Charles Leduc ( - )
Charles Leduc was born into a family of Nantes merchants. He began his working life, after an unremarkable education, as a clerk for an uncle who ran a fertiliser business in Nantes. After throwing an inkwell at his uncle's head, the latter threw him out and he embarked on the first ship to leave. He became a long-distance sailor for eight years, including four years of military service. This first-rate experience gave him a perfect command of his subjects when he started drawing.
At the end of his military service, he became a pupil of Charles Leroux in Paris, a former pupil of Corot, and then set up his studio in Nantes, at number 30 rue de la Fosse with his brother Alfred Leduc, also a painter and pupil of Henri Lehmann.
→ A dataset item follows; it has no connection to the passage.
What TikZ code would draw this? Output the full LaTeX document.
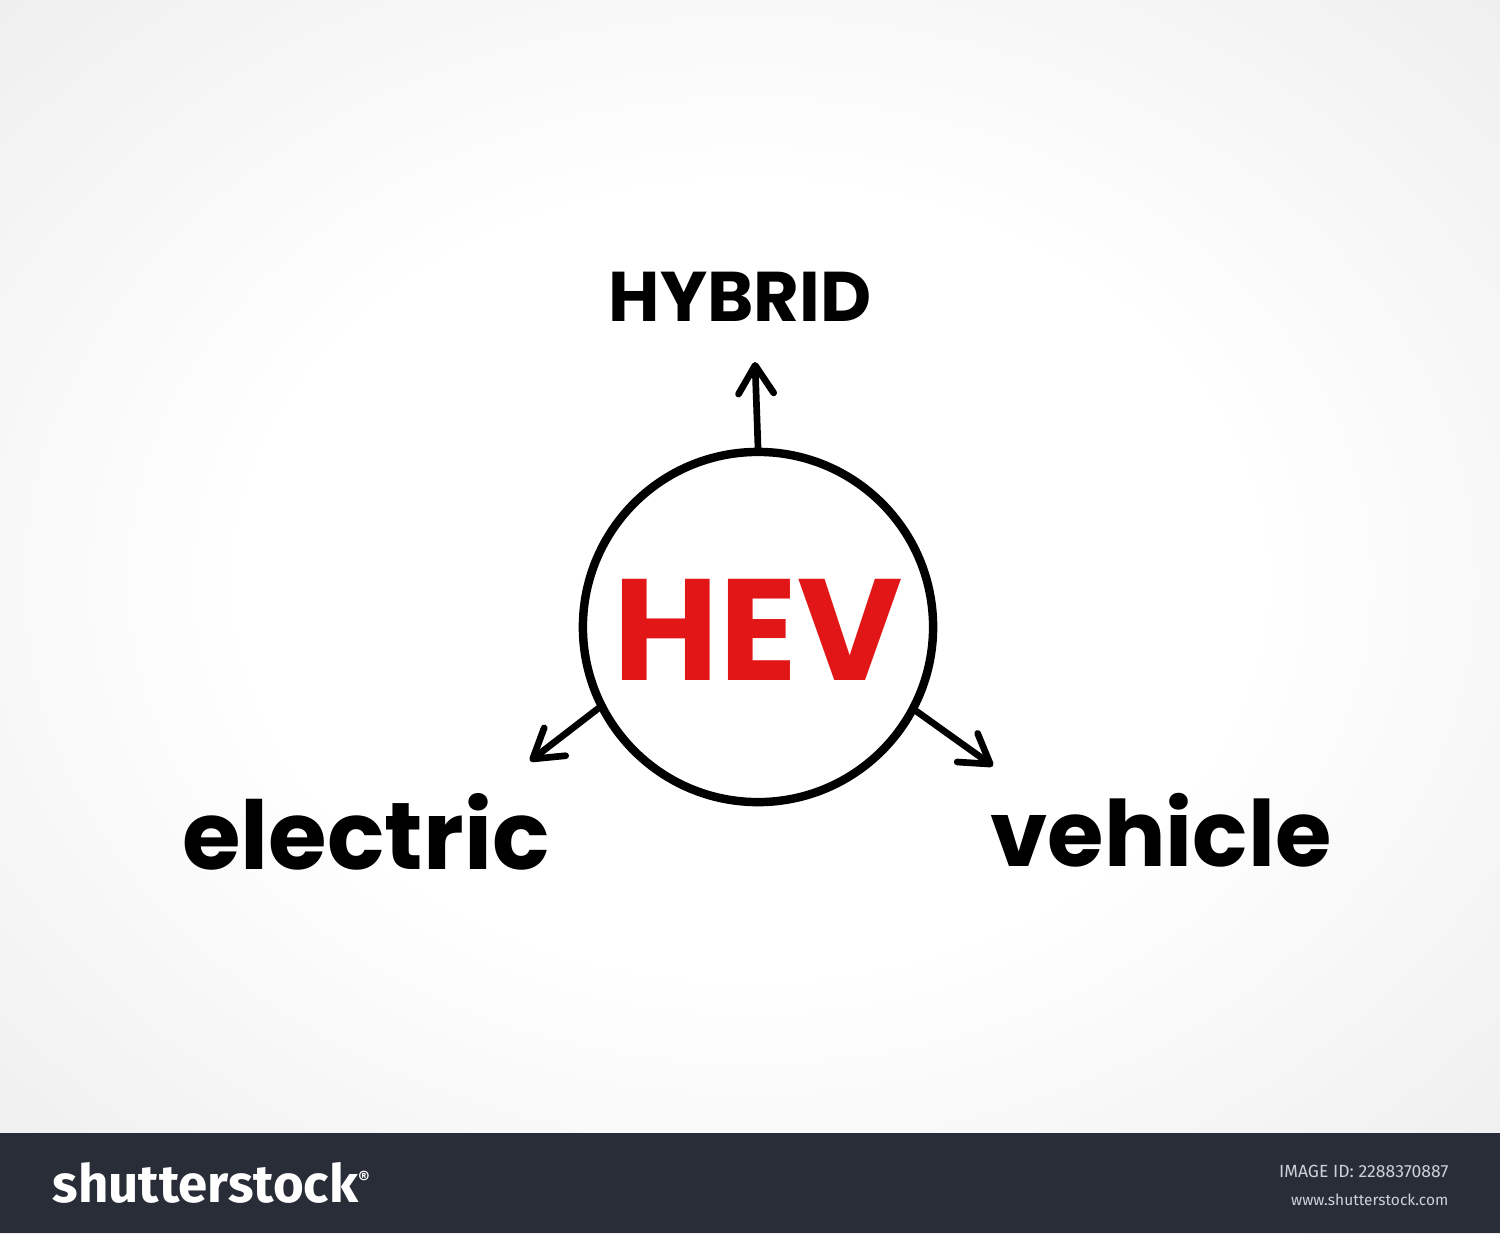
\documentclass[tikz,border=0pt]{standalone}
\usepackage{fontspec}
\setmainfont{Poppins}
\newfontfamily\footfont{Fira Sans}
\usetikzlibrary{arrows.meta}
\definecolor{hevred}{RGB}{226,22,22}
\definecolor{footbar}{RGB}{40,45,56}
\definecolor{footgray}{RGB}{205,208,214}
\pgfdeclareradialshading{bgglow}{\pgfpoint{0bp}{0bp}}{color(0bp)=(white); color(14bp)=(white); color(36bp)=(black!9); color(50bp)=(black!14)}
\tikzset{
  word/.style={font=\bfseries, text=black, inner sep=0pt},
  arr/.style={line width=1.9pt, line cap=round, -{Straight Barb[length=8pt,width=10pt,round]}}
}

\begin{document}
\begin{tikzpicture}[x=0.01cm,y=-0.01cm]
     % background
      \useasboundingbox (0,0) rectangle (1500,1233);
      \shade[shading=bgglow] (-150,-120) rectangle (1650,1280);

      % draw center circle
      \node[circle, draw, line width=2.4pt, minimum size=3.5cm, inner sep=0pt] (hev) at (758,627) {};
      \node[font=\bfseries\fontsize{41}{41}\selectfont, text=hevred, inner sep=0pt] (hevtext) at (758,630) {HEV};

      % draw words
      \node[word, font=\bfseries\fontsize{20}{20}\selectfont] (hybrid) at (740,297) {HYBRID};
      \node[word, font=\bfseries\fontsize{27}{27}\selectfont] (electric) at (366,832) {electric};
      \node[word, font=\bfseries\fontsize{26}{26}\selectfont] (vehicle) at (1161,830) {vehicle};

      % arrow tips
      \coordinate (tiphyb) at (755,362);
      \coordinate (tipele) at (530,761);
      \coordinate (tipveh) at (993,766);

      % draw arrows
      \draw[arr] (hev.north) -- (tiphyb);
      \draw[arr] (hev.207) -- (tipele);
      \draw[arr] (hev.-28) -- (tipveh);

      % footer
      \fill[footbar] (0,1133) rectangle (1500,1233);
      \node[anchor=west, text=white, inner sep=0pt, font=\footfont\bfseries\fontsize{15}{15}\selectfont] (logo) at (52,1183) {shutterstock\textsuperscript{\tiny®}};
      \node[anchor=east, text=footgray, inner sep=0pt, font=\footfont\fontsize{5}{5}\selectfont] (imgid) at (1449,1171) {IMAGE ID: 2288370887};
      \node[anchor=east, text=footgray, inner sep=0pt, font=\footfont\fontsize{4.4}{4.4}\selectfont] (site) at (1449,1200) {www.shutterstock.com};

\end{tikzpicture}
\end{document}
Charles Leduc was also a pupil of the painter François-Louis Français.
It was in Nantes that he painted portraits of merchant ships, at the request of shipowners, in the spirit of the "Pierhead painters", the painters who worked in the largest commercial ports in America and Europe in the 19th century. He also depicts pleasure ships. An eclectic artist, in addition to being a sailor and a painter, he also worked as a mechanic, a cabinetmaker, a model maker and a naval architect. He was also the correspondent for the newspaper Le Yacht, since its foundation, as well as for Le Monde Illustré.
He signed his works with an anchor, the prerogative of official naval painters.